Estos graves problemas, tomados individual o colectivamente, habrían justificado en cualquier otra parte una campaña mediática de denuncia, pero durante largo tiempo fueron silenciados por la prensa occidental debido a la alianza privilegiada entre Turquía e Israel bajo la égida de Estados Unidos.

Hasta 1999, Turquía fue el tercer país beneficiario de la ayuda norteamericana después de Israel y Egipto. Sólo en 1997, la ayuda norteamericana a la Turquía en guerra contra los autonomistas kurdos superó la que obtuvo este país durante la totalidad del período de de la Guerra Fría (1950-1989).

Verdadero «portaaviones» norteamericano en el Meditérráneo oriental, Turquía a cambio sirvió lealmente a Occidente, incluso a Francia, llegando incluso a pronunciarse contra la independencia de Argelia, negando, contra toda evidencia, el combate de los nacionalistas argelinos, el carácter de guerra de liberación y llegando incluso a poner a disposición de la aviación israelí sus bases militares y sus espacio aéreo para el entrenamiento de sus cazabombarderos en operaciones contre el mundo árabe.

Sin embargo, en agosto de 2006 Turquía anuló un contrato de 500 millones de dólares con Israel para la modernización de su aviación militar a modo de protesta contra las violaciones del derecho humanitario internacional por parte de Israel en el Líbano.

Nunca una potencia militar musulmana había ido tan lejos en su colaboración con Occidente, al punto de que Washington y sus voceros mediáticos en los países occidentales celebraron la alianza entre Turquía y el Estado hebreo, suscrita en 1993, como «una alianza de las grandes democracias del Medio Oriente» sin que se alterara una alianza contra natura entre el primer Estado genocida del siglo XX (el genocidio armenio aún negado por Turquía) y los supervivientes del genocidio hitleriano.

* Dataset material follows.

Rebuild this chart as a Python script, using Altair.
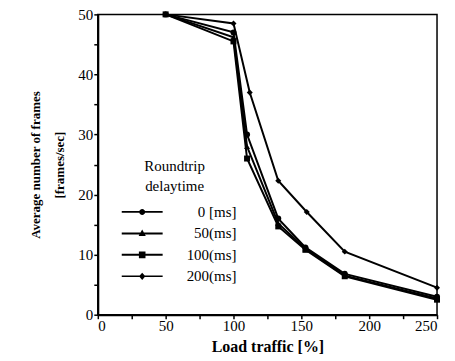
import altair as alt
import pandas as pd

series = ["0 [ms]", "50(ms]", "100(ms]", "200(ms]"]
x_0 = [50, 100, 110, 133, 153, 182, 250]
y_0 = [50, 47.0, 30.0, 16.0, 11.2, 6.8, 3.0]
x_50 = [50, 100, 110, 133, 153, 182, 250]
y_50 = [50, 46.2, 28.0, 15.2, 11.0, 6.5, 2.7]
x_100 = [50, 100, 110, 133, 153, 182, 250]
y_100 = [50, 45.5, 26.0, 14.7, 10.8, 6.4, 2.5]
x_200 = [50, 100, 112, 133, 154, 182, 250]
y_200 = [50, 48.5, 37.0, 22.3, 17.1, 10.5, 4.5]

rows = []
for s, xs, ys in zip(series, [x_0, x_50, x_100, x_200], [y_0, y_50, y_100, y_200]):
    for a, b in zip(xs, ys):
        rows.append({"series": s, "load": a, "fps": b, "key": s})
df = pd.DataFrame(rows)

FONT = "Liberation Serif"

# legend symbols: a thin bar plus a marker, drawn right of the nominal symbol centre
c = 1.95
circle = f"M{c+0.3},0A0.3,0.3 0 1 1 {c-0.3},0A0.3,0.3 0 1 1 {c+0.3},0Z"
tri = f"M{c},-0.38L{c+0.36},0.26L{c-0.36},0.26Z"
sq = f"M{c-0.33},-0.33H{c+0.33}V0.33H{c-0.33}Z"
dia = f"M{c},-0.36L{c+0.32},0L{c},0.36L{c-0.32},0Z"
bars = ["M-0.1,-0.09H4.0V0.09H-0.1Z", "M-0.1,-0.1H4.0V0.1H-0.1Z",
        "M-0.1,-0.1H4.0V0.1H-0.1Z", "M-0.1,-0.07H4.0V0.07H-0.1Z"]
legend_paths = [b + m for b, m in zip(bars, [circle, tri, sq, dia])]

x_enc = alt.X("load:Q", scale=alt.Scale(domain=[0, 250], nice=False),
              axis=alt.Axis(title="Load traffic [%]", values=list(range(0, 251, 25)),
                            labelExpr="datum.value % 50 == 0 ? datum.label : ''"))
y_enc = alt.Y("fps:Q", scale=alt.Scale(domain=[0, 50], nice=False),
              axis=alt.Axis(title=["Average number of frames", "[frames/sec]"],
                            values=list(range(0, 51, 5)),
                            labelExpr="datum.value % 10 == 0 ? datum.label : ''"))

lines = alt.Chart(df).mark_line(color="black", strokeWidth=2).encode(
    x=x_enc, y=y_enc, detail="series:N",
    strokeWidth=alt.StrokeWidth("series:N", scale=alt.Scale(domain=series, range=[2, 2, 2.2, 1.4]), legend=None),
)

pts = alt.Chart(df).mark_point(filled=True, color="black", size=36, opacity=1).encode(
    x=x_enc, y=y_enc,
    shape=alt.Shape("series:N", scale=alt.Scale(domain=series, range=["circle", "triangle-up", "square", "diamond"]), legend=None),
)

leg = alt.Chart(df).mark_point(filled=True, color="black", size=400, opacity=0).encode(
    x=x_enc, y=y_enc,
    shape=alt.Shape("key:N", scale=alt.Scale(domain=series, range=legend_paths),
                    legend=alt.Legend(title=["Roundtrip", "delaytime"], orient="none",
                                      legendX=15, legendY=145,
                                      symbolSize=400, symbolOpacity=1,
                                      symbolFillColor="black", symbolStrokeColor="black",
                                      symbolStrokeWidth=0,
                                      labelAlign="right", labelOffset=104,
                                      labelFont=FONT, labelFontSize=15, labelColor="black",
                                      titleFont=FONT, titleFontSize=15, titleFontWeight="normal",
                                      titleColor="black", titleAnchor="middle", titleAlign="center",
                                      titleLineHeight=20, titlePadding=8, rowPadding=3.5)),
)

chart = alt.layer(lines, pts, leg).resolve_scale(shape="independent").properties(
    width=340, height=301, autosize="none",
    padding={"left": 90, "top": 6, "right": 10, "bottom": 40},
).configure_view(stroke="black", strokeWidth=1.5).configure_axis(
    grid=False, domainColor="black", domainWidth=2, tickColor="black", tickSize=4,
    tickWidth=1.5, labelFont=FONT, labelFontSize=15, labelColor="black",
    titleFont=FONT, titleFontSize=13, titleFontWeight="bold", titleColor="black",
    labelPadding=1,
).configure_axisY(titlePadding=11, titleLineHeight=24).configure_axisX(
    titlePadding=5, labelPadding=0, titleFontSize=16)

chart.save("out.html", embed_options={"renderer": "svg", "actions": False})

El objetivo estaba entonces por encima de cualquier otra consideración moral: el encierro del mundo árabe, por efecto de tenaza, llevado a cabo por el antiguo colonizador otomano de los árabes y el Estado de Israel, entendido en el mundo árabe como el «usurpador de Palestina». Su papel de pivote en el seno de la Alianza Atlántica justificaba para Ankara todos los abusos y, para la prensa occidental, todas las indulgencias.

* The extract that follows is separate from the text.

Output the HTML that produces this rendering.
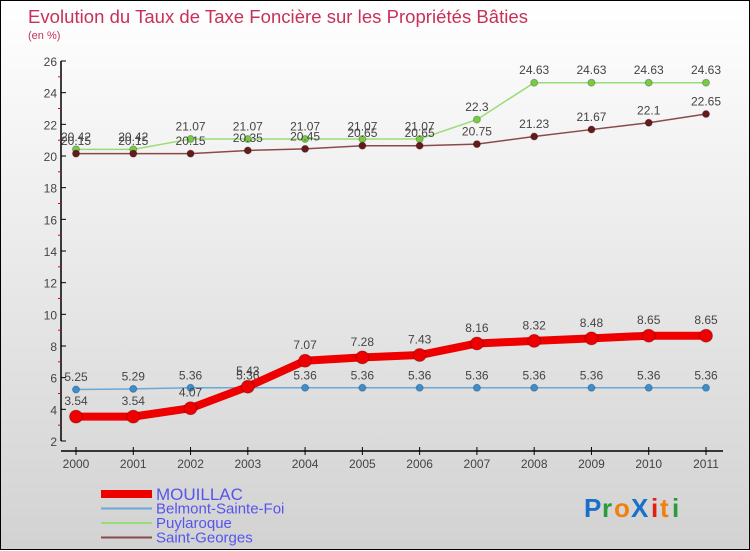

La situación se modificó un poco después de la guerra de Irak, en marzo de 2003, y del belicismo del primer ministro Ariel Sharon y los asesinatos extrajudiciales de las figuras históricas de la lucha nacional palestina, el jeque Ahmed Yassin y Abdelaziz Al Rantissi, los jefes sucesivos del movimiento Hamas.

Desde entonces Ankara tomó distancia con respecto a Washington en su aventura iraquí, priorizando el combate contra el irredentismo manifiesto de los nuevos socios de Estados Unidos, los kurdos iraquíes, lo que provocó, por un efecto de contrapeso, un relativo acercamiento entre Siria y Turquía.

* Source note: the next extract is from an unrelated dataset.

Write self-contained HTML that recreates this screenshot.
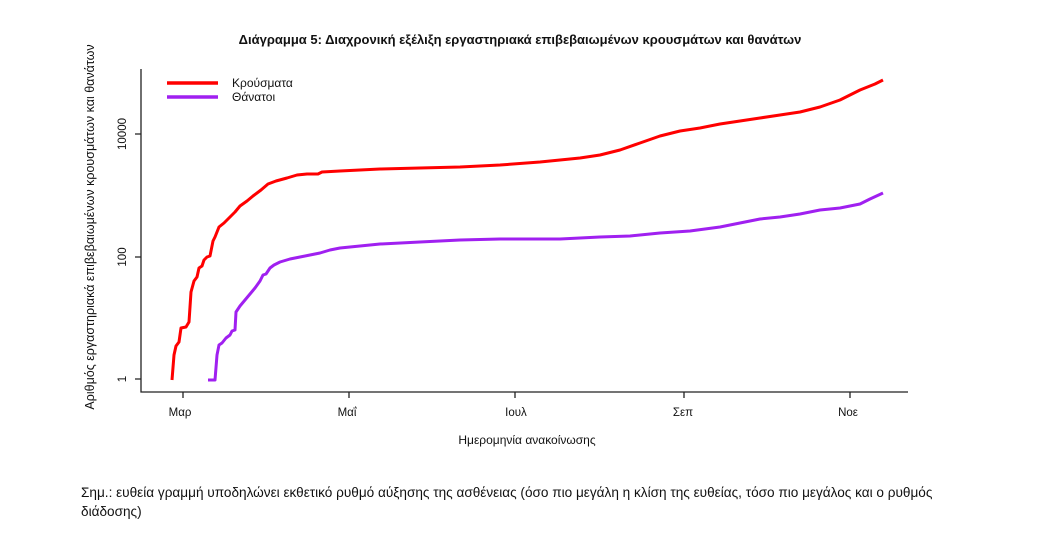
<!DOCTYPE html>
<html><head><meta charset="utf-8"><style>
body{margin:0;background:#fff;width:1049px;height:553px;overflow:hidden}
svg{display:block}
text{font-family:"Liberation Sans",sans-serif;fill:#111}
</style></head><body>
<svg width="1049" height="553" viewBox="0 0 1049 553">
<text x="520" y="44" text-anchor="middle" font-size="13" font-weight="bold">Διάγραμμα 5: Διαχρονική εξέλιξη εργαστηριακά επιβεβαιωμένων κρουσμάτων και θανάτων</text>
<g stroke="#222" stroke-width="1.3" fill="none">
<path d="M141 69V392H908"/>
<path d="M141 134h-6M141 257h-6M141 379h-6"/>
<path d="M183 392v6M349 392v6M515 392v6M684 392v6M850 392v6"/>
</g>
<g font-size="11.5">
<text transform="translate(126 134) rotate(-90)" text-anchor="middle">10000</text>
<text transform="translate(126 257) rotate(-90)" text-anchor="middle">100</text>
<text transform="translate(126 379) rotate(-90)" text-anchor="middle">1</text>
<text x="180" y="416" text-anchor="middle">Μαρ</text>
<text x="347" y="416" text-anchor="middle">Μαΐ</text>
<text x="516" y="416" text-anchor="middle">Ιουλ</text>
<text x="683" y="416" text-anchor="middle">Σεπ</text>
<text x="848" y="416" text-anchor="middle">Νοε</text>
<text x="527" y="444" text-anchor="middle" font-size="12">Ημερομηνία ανακοίνωσης</text>
<text transform="translate(94 227) rotate(-90)" text-anchor="middle" font-size="12.5">Αριθμός εργαστηριακά επιβεβαιωμένων κρουσμάτων και θανάτων</text>
<text x="232" y="87" font-size="12">Κρούσματα</text>
<text x="232" y="101" font-size="12">Θάνατοι</text>
</g>
<path d="M167 83H218" stroke="#f00" stroke-width="3.5"/>
<path d="M167 97H218" stroke="#a020f0" stroke-width="3.5"/>
<polyline fill="none" stroke="#f00" stroke-width="3" stroke-linejoin="round" points="172,380 174,355 176,346 179,342 181,328 186,327 189,322 191,292 194,281 197,277 199,268 202,266 204,260 207,257 210,256 213,241 215,237 219,227 224,223 228,219 231,216 235,212 240,206 247,201 253,196 261,190 268,184 276,181 287,178 297,175 307,174 318,174 322,172 340,171 380,169 420,168 460,167 500,165 540,162 580,158 600,155 620,150 640,143 660,136 680,131 700,128 720,124 740,121 760,118 780,115 800,112 820,107 840,100 860,90 875,84 883,80"/>
<polyline fill="none" stroke="#a020f0" stroke-width="3" stroke-linejoin="round" points="208,380 215,380 217,355 219,345 222,343 226,338 230,335 232,331 235,330 236,312 240,306 245,300 250,294 255,288 260,281 263,275 266,274 270,268 274,265 280,262 290,259 300,257 310,255 320,253 330,250 340,248 360,246 380,244 420,242 460,240 500,239 560,239 600,237 630,236 660,233 690,231 720,227 740,223 760,219 780,217 800,214 820,210 840,208 860,204 870,199 883,193"/>
<g font-size="13.6">
<text x="81" y="497">Σημ.: ευθεία γραμμή υποδηλώνει εκθετικό ρυθμό αύξησης της ασθένειας (όσο πιο μεγάλη η κλίση της ευθείας, τόσο πιο μεγάλος και ο ρυθμός</text>
<text x="81" y="516">διάδοσης)</text>
</g>
</svg>
</body></html>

Tan alabada hasta entonces, Turquía se devela para la opinión pública europea no como ese Estado laico con un gobierno de tinte islamista moderado con vocación para servir de enlace entre el Islam y Occidente, sino como un vasto reservorio de 70 millones de musulmanes cuya entrada en Europa podría desnaturalizar la esencia judeocristiana de la civilización europea.

Una imagen para asustar cuando todas las grandes reformas han sido iniciadas por un islamista moderado, el primer ministro Recip Tayyeb Erdogan, tanto la abolición de la pena de muerte como el desarrollo de una autonomía cultural en las zonas kurdófonas de Turquía.

En resumen, los europeos quieren a Turquía para su defensa, pero no para cohabitar. Más crudamente, dirían «sí a Turquía como fuerza suplente de Occidente, pero no como miembro de su familia».

Corresponde a Turquía y a los países árabes, tan preocupados por la respetabilidad occidental a toda costa, sacar las conclusiones.